# Download Primary and Secondary Datasets

The primary dataset comprises eight months (May–December, 2019) of flight and weather data from US airports from the [Historical Flight Delay and Weather Data USA](https://www.kaggle.com/datasets/ioanagheorghiu/historical-flight-and-weather-data) dataset on [Kaggle](https://www.kaggle.com/).

The data was originally sourced from the [United States Bureau of Transportation Statistics](https://www.bts.gov/browse-statistical-products-and-data/bts-publications/airline-service-quality-performance-234-time) and the [National Oceanic and Atmospheric Administration](https://www.ncdc.noaa.gov/cdo-web/datatools/lcd).

<hr>

The secondary dataset comes from [The Global Airport Database](https://www.partow.net/miscellaneous/airportdatabase/index.html). It contains a list of airport codes along with their three-dimensional geographic coordinates (latitude, longitide, and altitude).

The data types for its columns (useful for setting up a database schema) can be found at the link above.

In [1]:
datasources = {
    # Primary dataset; format: Kaggle USERNAME/DATASET
    "primary" : 'ioanagheorghiu/historical-flight-and-weather-data',
    

}

# Primary dataset; format: Kaggle USERNAME/DATASET
datasource_primary = 'ioanagheorghiu/historical-flight-and-weather-data'

# Seconday dataset; format: URL
datasource_secondary = 'https://www.partow.net/downloads/GlobalAirportDatabase.zip'

In [2]:
import os

In [3]:
# Ensure the necessary folder structure exists, and make `resources` the working directory
os.chdir('..')
os.makedirs('resources',exist_ok=True)
os.chdir('resources')
data_dir = os.path.join('.','data')
for d in ['config',data_dir,'images']:
    os.makedirs(d,exist_ok=True)

In [4]:
# Filepaths to downloaded datasets
dataset_primary = os.path.join(data_dir,os.path.basename(datasource_primary) + '.zip')
dataset_secondary = os.path.join(data_dir,os.path.basename(datasource_secondary))

### Install Kaggle API.

If you do not already have the Kaggle API installed, **enable the cell below** by converting it to Cell Type `Code`. (In the Jupyter Notebook menus, select `Cell` > `Cell Type` > `Code`.) Then, go to https://www.kaggle.com/docs/api and follow the `Authentication` instructions.

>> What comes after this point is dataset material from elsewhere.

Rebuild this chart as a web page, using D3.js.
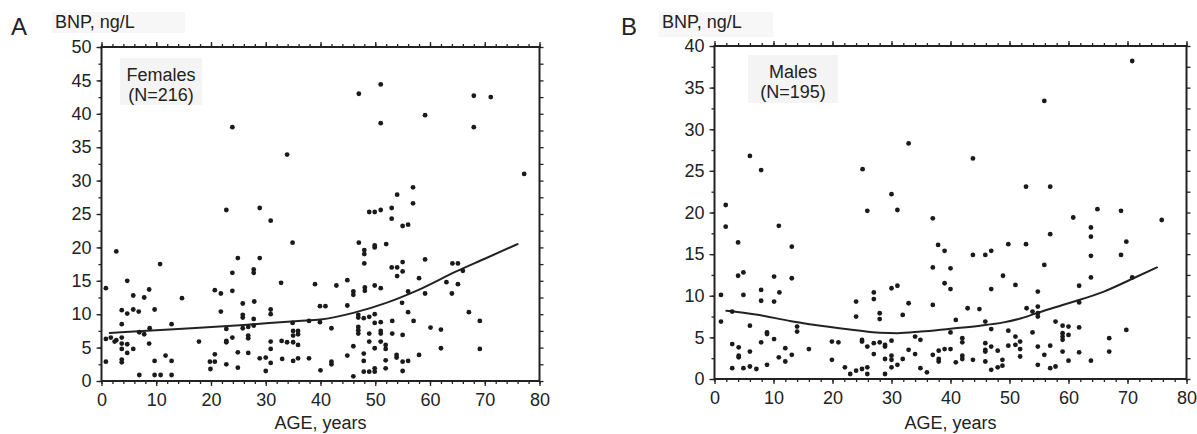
<!DOCTYPE html>
<html>
<head>
<meta charset="utf-8">
<script src="https://cdn.jsdelivr.net/npm/d3@7/dist/d3.min.js"></script>
<style>
  html, body { margin: 0; padding: 0; background: #fff; }
  svg { display: block; font-family: "Liberation Sans", Arial, Helvetica, sans-serif; }
</style>
</head>
<body>
<svg id="chart" width="1197" height="434"></svg>
<script>
// tick labels
const ageTicks = [0, 10, 20, 30, 40, 50, 60, 70, 80];
const femaleBnpTicks = [0, 5, 10, 15, 20, 25, 30, 35, 40, 45, 50];
const maleBnpTicks = [0, 5, 10, 15, 20, 25, 30, 35, 40];

// Females: [age, BNP]
const femalePoints = [
  [33.9,33.9],[22.8,25.6],[28.9,25.9],[30.9,24.0],[34.9,20.7],[2.7,19.4],[24.9,18.4],[28.9,18.4],
  [10.7,17.5],[23.9,16.2],[27.8,16.7],[27.8,16.2],[4.7,15.0],[32.8,14.7],[0.8,13.9],[8.7,13.7],
  [20.7,13.6],[23.9,13.5],
  [5.8,12.8],[7.8,12.5],[14.7,12.4],[21.8,13.1],[25.8,11.6],[27.9,11.9],
  [3.7,10.6],[4.7,10.1],[5.8,10.7],[6.8,10.4],[9.7,10.7],[21.8,10.4],[25.8,9.9],[25.8,9.5],
  [27.8,9.3],[30.9,10.7],[30.9,10.0],
  [3.7,8.5],[12.8,8.5],[34.9,8.7],[22.8,7.8],[25.8,7.9],[26.8,8.1],[27.8,8.3],[8.8,7.9],
  [0.8,6.3],[1.7,6.5],[2.7,6.1],[3.7,6.5],[6.9,7.3],[7.8,7.0],[22.8,6.0],[22.8,5.8],[23.9,6.5],
  [26.8,6.8],[26.8,6.4],[32.9,6.0],[35.0,7.5],[35.0,6.8],[35.0,5.8],
  [2.4,5.9],[3.7,5.6],[4.7,5.5],[3.7,4.8],[4.7,4.2],[5.8,4.8],[8.7,5.6],[17.8,5.9],[30.9,5.9],
  [30.9,4.8],[33.9,5.8],[24.9,4.3],[26.8,4.2],[20.7,4.0],
  [0.8,2.9],[3.7,3.2],[3.7,2.8],[9.7,3.0],[11.7,3.8],[12.8,3.0],[19.8,2.9],[20.7,2.9],[19.9,1.8],
  [22.8,2.5],[24.9,2.0],[28.9,3.4],[30.0,3.5],[30.9,2.7],[30.0,1.5],[33.0,3.3],
  [6.9,0.9],[9.7,0.9],[10.8,0.9],[12.8,0.9],
  [39.0,14.5],[42.9,14.3],[46.0,13.4],[46.0,12.9],[48.1,14.0],[48.1,13.5],[49.9,14.3],[51.0,13.9],
  [56.0,13.4],[59.1,13.1],[63.0,14.8],[64.0,13.1],[65.1,14.5],
  [39.9,11.2],[40.9,11.2],[44.9,11.3],[54.9,11.7],
  [37.9,9.0],[39.9,8.8],[46.9,9.9],[46.9,9.5],[47.9,9.4],[48.9,9.6],[49.9,10.0],[49.9,8.7],
  [51.0,8.8],[53.1,9.0],[56.0,10.3],[57.0,9.0],[67.1,10.3],[69.1,9.0],
  [35.9,7.5],[35.9,7.0],[35.9,5.4],[42.0,7.9],[46.9,8.1],[46.9,7.6],[46.9,7.1],[48.9,7.1],
  [51.0,7.5],[51.0,7.1],[53.1,7.1],[55.0,6.9],[60.1,8.0],[62.0,7.7],
  [48.9,5.9],[51.0,5.9],[46.0,5.2],[51.9,5.4],[51.9,4.8],[49.9,4.9],[58.0,3.9],[62.0,4.9],[69.1,4.8],
  [35.0,3.0],[35.9,3.4],[37.9,3.4],[42.0,2.9],[42.0,2.5],[44.9,3.8],[47.9,4.1],[47.9,3.0],
  [51.9,3.1],[53.9,3.9],[53.9,3.5],[55.0,2.9],[56.0,3.0],
  [40.0,1.6],[46.0,0.7],[47.9,1.4],[48.9,1.4],[49.9,1.4],[49.9,1.9],[51.9,1.9],[55.0,1.5],
  [77.2,31.0],[56.9,29.0],[54.0,27.9],[56.9,26.6],[53.0,25.9],[48.9,25.3],[49.9,25.3],[51.0,25.6],
  [53.0,24.3],[55.0,23.2],[56.0,23.4],
  [47.0,20.7],[48.0,19.6],[48.0,19.0],[49.9,20.3],[49.9,20.0],[52.0,20.5],[48.0,17.6],[59.1,18.2],
  [64.1,17.6],[65.1,17.6],[53.0,17.0],[54.0,17.0],[55.0,17.8],[55.0,16.4],[54.0,15.7],[58.0,15.4],
  [66.0,16.5],[44.9,15.1],
  [47.0,43.0],[51.0,44.4],[51.0,38.6],[59.1,39.8],[68.0,42.7],[71.1,42.5],[68.0,38.0],[23.9,38.0]
];

// Males: [age, BNP]
const malePoints = [
  [6.0,26.8],[7.9,25.1],[25.1,25.2],[32.9,28.3],[1.9,20.9],[25.9,20.2],[30.0,22.2],[31.0,20.3],
  [1.9,18.3],[10.9,18.4],[4.0,16.4],[13.1,15.9],[4.0,12.4],[4.9,12.8],[10.1,12.3],[13.1,12.1],
  [30.0,10.9],[31.0,11.2],[7.9,10.7],
  [1.1,10.1],[4.9,10.1],[7.9,9.4],[10.1,9.3],[11.0,10.4],
  [1.1,6.9],[3.0,8.1],[6.0,6.4],[14.0,6.3],[14.0,5.7],[24.0,9.3],[24.0,7.5],[27.0,10.4],[27.0,9.6],
  [28.0,7.9],[28.0,7.2],[31.9,7.7],[32.9,9.1],
  [3.0,4.2],[4.1,3.8],[4.1,2.8],[4.1,2.6],[6.0,3.3],[7.9,4.4],[8.9,5.6],[8.9,5.4],[10.1,4.8],
  [10.9,2.6],[12.0,3.7],[12.0,2.1],[13.1,2.9],[16.0,3.6],[19.9,4.5],[21.0,4.4],[19.9,2.3],
  [25.0,4.7],[25.0,4.5],[25.9,3.9],[27.0,4.3],[28.0,4.4],[28.9,4.1],[28.9,3.9],[30.0,4.6],
  [27.0,3.0],[28.9,2.4],[30.0,2.8],[30.0,2.3],[31.9,2.4],[32.9,3.5],[34.0,5.1],[34.9,4.7],[34.0,3.0],
  [3.0,1.3],[4.9,1.3],[6.0,1.5],[7.1,1.2],[8.9,1.7],[22.1,1.4],[23.0,0.6],[24.0,1.0],[25.0,1.2],
  [25.9,1.4],[25.9,0.6],[28.9,0.6],[30.0,1.4],[31.0,1.7],[34.9,1.3],[36.0,0.8],
  [39.0,11.5],[40.0,10.8],[46.9,10.8],[51.0,11.3],[54.8,10.5],[61.8,11.2],[61.8,9.2],
  [37.0,8.9],[42.9,8.5],[44.9,8.4],[52.9,8.5],[53.9,8.1],[54.8,8.7],[54.8,7.9],[54.8,7.5],
  [40.9,7.1],[45.9,6.9],[57.8,6.9],[59.0,6.4],[60.0,6.3],[61.8,6.2],
  [40.0,5.6],[42.0,4.9],[42.0,4.4],[46.9,6.0],[49.8,5.8],[51.0,5.1],[51.8,4.5],[53.9,5.6],
  [59.0,5.5],[59.0,5.1],[59.0,4.7],[60.0,5.3],[66.9,4.9],[69.8,5.9],
  [37.0,2.9],[38.0,3.4],[38.0,2.4],[38.0,2.1],[39.0,3.6],[40.0,3.6],[40.9,2.0],[42.0,2.8],
  [42.0,2.4],[43.8,2.3],[45.9,4.3],[45.9,3.5],[45.9,3.3],[45.9,2.1],[46.9,3.9],[48.0,3.4],
  [48.8,2.3],[48.8,1.6],[46.9,1.1],[48.0,1.4],[49.8,4.0],[51.0,4.1],[51.8,3.6],[51.8,2.7],
  [54.8,3.9],[54.8,1.7],[55.9,2.9],[56.9,4.0],[56.9,1.3],[57.8,1.5],[59.0,3.3],[60.0,2.2],
  [61.8,3.2],[63.8,2.2],[66.9,3.3],
  [43.8,26.5],[52.8,23.1],[56.9,23.1],[37.0,19.3],[60.8,19.4],[64.9,20.4],[68.9,20.2],[75.8,19.1],
  [56.9,17.4],[63.8,18.2],[63.8,17.1],[37.9,16.1],[39.0,15.4],[43.8,14.9],[45.9,14.9],[46.9,15.4],
  [49.8,16.2],[52.8,16.2],[69.8,16.5],[63.8,14.8],[68.9,14.9],[37.0,13.4],[40.0,13.3],[55.9,13.7],
  [48.9,12.4],[63.8,12.2],[70.8,12.2],
  [70.8,38.2],[55.9,33.4]
];

// fitted curves: [age, BNP]
const femaleFit = [[1.5,7.2],[14,7.8],[26,8.4],[36,9.0],[40,9.2],[46,10.2],[52,11.7],[57.5,13.5],[64.8,16.4],[70,18.3],[76,20.5]];
const maleFit = [[2,8.2],[7,7.75],[13,6.95],[19,6.3],[24,5.85],[28,5.55],[31,5.5],[35,5.7],[40,6.05],[45,6.4],[49,6.8],[52,7.3],[55,8.0],[60,9.1],[66,10.5],[71,12.1],[75,13.4]];

const svg = d3.select('#chart');
const ink = '#222';

function drawPanel(p) {
  const x = d3.scaleLinear().domain([0, 80]).range([p.left, p.right]);
  const y = d3.scaleLinear().domain([0, p.yMax]).range([p.bottom, p.top]);
  const g = svg.append('g');

  const minorX = d3.range(0, 80.01, 2);
  const minorY = d3.range(0, p.yMax + 0.01, 2.5);

  // background boxes behind labels
  g.append('rect').attr('x', p.unitBox[0]).attr('y', p.unitBox[1])
    .attr('width', p.unitBox[2]).attr('height', p.unitBox[3]).attr('fill', '#f7f7f7');
  g.append('rect').attr('x', p.groupBox[0]).attr('y', p.groupBox[1])
    .attr('width', p.groupBox[2]).attr('height', p.groupBox[3]).attr('fill', '#f4f4f4');

  // minor ticks on all four sides
  const tickStyle = sel => {
    sel.select('.domain').remove();
    sel.selectAll('line').attr('stroke', ink).attr('stroke-width', 1.3);
  };
  g.append('g').attr('transform', `translate(0,${p.bottom})`)
    .call(d3.axisBottom(x).tickValues(minorX).tickSize(3).tickFormat('')).call(tickStyle);
  g.append('g').attr('transform', `translate(0,${p.top})`)
    .call(d3.axisTop(x).tickValues(minorX).tickSize(3).tickFormat('')).call(tickStyle);
  g.append('g').attr('transform', `translate(${p.left},0)`)
    .call(d3.axisLeft(y).tickValues(minorY).tickSize(3).tickFormat('')).call(tickStyle);
  g.append('g').attr('transform', `translate(${p.right},0)`)
    .call(d3.axisRight(y).tickValues(minorY).tickSize(4).tickFormat('')).call(tickStyle);

  // major ticks with labels
  const labelStyle = sel => {
    tickStyle(sel);
    sel.selectAll('text').attr('fill', ink).style('font-size', '18px')
      .style('font-family', '"Liberation Sans", Arial, sans-serif');
  };
  g.append('g').attr('transform', `translate(0,${p.bottom})`)
    .call(d3.axisBottom(x).tickValues(ageTicks).tickSize(5).tickPadding(7)).call(labelStyle);
  g.append('g').attr('transform', `translate(0,${p.top})`)
    .call(d3.axisTop(x).tickValues(ageTicks).tickSize(5).tickFormat('')).call(tickStyle);
  g.append('g').attr('transform', `translate(${p.left},0)`)
    .call(d3.axisLeft(y).tickValues(p.yTicks).tickSize(5).tickPadding(5)).call(labelStyle);

  // frame
  g.append('rect')
    .attr('x', p.left).attr('y', p.top)
    .attr('width', p.right - p.left).attr('height', p.bottom - p.top)
    .attr('fill', 'none').attr('stroke', ink).attr('stroke-width', 2);

  // fitted curve
  const line = d3.line().x(d => x(d[0])).y(d => y(d[1])).curve(d3.curveMonotoneX);
  g.append('path').datum(p.fit)
    .attr('d', line).attr('fill', 'none')
    .attr('stroke', ink).attr('stroke-width', 2).attr('stroke-linecap', 'round');

  // data points
  g.selectAll('circle.dot').data(p.points).enter().append('circle')
    .attr('class', 'dot')
    .attr('cx', d => x(d[0])).attr('cy', d => y(d[1]))
    .attr('r', 2.4).attr('fill', '#1a1a1a');

  // texts
  g.append('text').attr('x', p.letterX).attr('y', 35).text(p.letter)
    .attr('fill', ink).style('font-size', '24px');
  g.append('text').attr('x', p.unitX).attr('y', 28).text('BNP, ng/L')
    .attr('fill', ink).style('font-size', '18px');
  g.append('text').attr('x', p.groupBox[0] + p.groupBox[2] / 2).attr('y', p.groupBox[1] + 23)
    .attr('text-anchor', 'middle').text(p.group)
    .attr('fill', ink).style('font-size', '18px');
  g.append('text').attr('x', p.groupBox[0] + p.groupBox[2] / 2).attr('y', p.groupBox[1] + 43)
    .attr('text-anchor', 'middle').text(p.count)
    .attr('fill', ink).style('font-size', '18px');
  g.append('text').attr('x', (p.left + p.right) / 2).attr('y', 429)
    .attr('text-anchor', 'middle').text('AGE, years')
    .attr('fill', ink).style('font-size', '18px');
}

drawPanel({
  left: 101.5, right: 539.5, top: 47, bottom: 381, yMax: 50,
  yTicks: femaleBnpTicks, points: femalePoints, fit: femaleFit,
  letter: 'A', letterX: 11, unitX: 55,
  unitBox: [52, 12, 133, 21], groupBox: [120, 58, 82, 47],
  group: 'Females', count: '(N=216)'
});

drawPanel({
  left: 714.5, right: 1186.5, top: 46, bottom: 379, yMax: 40,
  yTicks: maleBnpTicks, points: malePoints, fit: maleFit,
  letter: 'B', letterX: 621, unitX: 662,
  unitBox: [659, 12, 114, 25], groupBox: [748, 55, 90, 48],
  group: 'Males', count: '(N=195)'
});
</script>
</body>
</html>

Additional details about how to use the Kaggle API with Jupyter Notebook can be found [here](https://www.kaggle.com/code/donkeys/kaggle-python-api/notebook), [here](https://technowhisp.com/kaggle-api-python-documentation/), or [here](https://stackoverflow.com/a/60309843).

### Important
Your `kaggle.json` API key file must be in the proper location as specified in the `Authentication` instructions above.

## Download Primary Dataset

In [5]:
import kaggle
from kaggle.api.kaggle_api_extended import KaggleApi

In [6]:
kag = KaggleApi()
kag.authenticate()

In [7]:
# Download primary dataset from Kaggle
kag.dataset_download_files(
    dataset=datasource_primary,
#     unzip=True,
    path=data_dir,
)

print('Download complete.')

Download complete.


## Download Secondary Dataset

In [8]:
import requests

In [9]:
# Download the secondary datasets
response = requests.get(datasource_secondary)

try:
    with open(dataset_secondary, 'xb') as dl_file:
        for chunk in response.iter_content(chunk_size=128):
            dl_file.write(chunk)
        print('Download complete.')
except FileExistsError:
    print('Download complete. (File already exists.)')

Download complete.


## UnZip Downloaded Datasets

In [10]:
import zipfile

In [11]:
for dataset in [dataset_primary,dataset_secondary]:
    with zipfile.ZipFile(dataset, 'r') as data_zip:
        # Extract only files that do not already exist
        member_list = (set(data_zip.namelist()) - set(os.listdir(data_dir)))
        data_zip.extractall(data_dir, members=member_list)
print('Extraction complete.')

Extraction complete.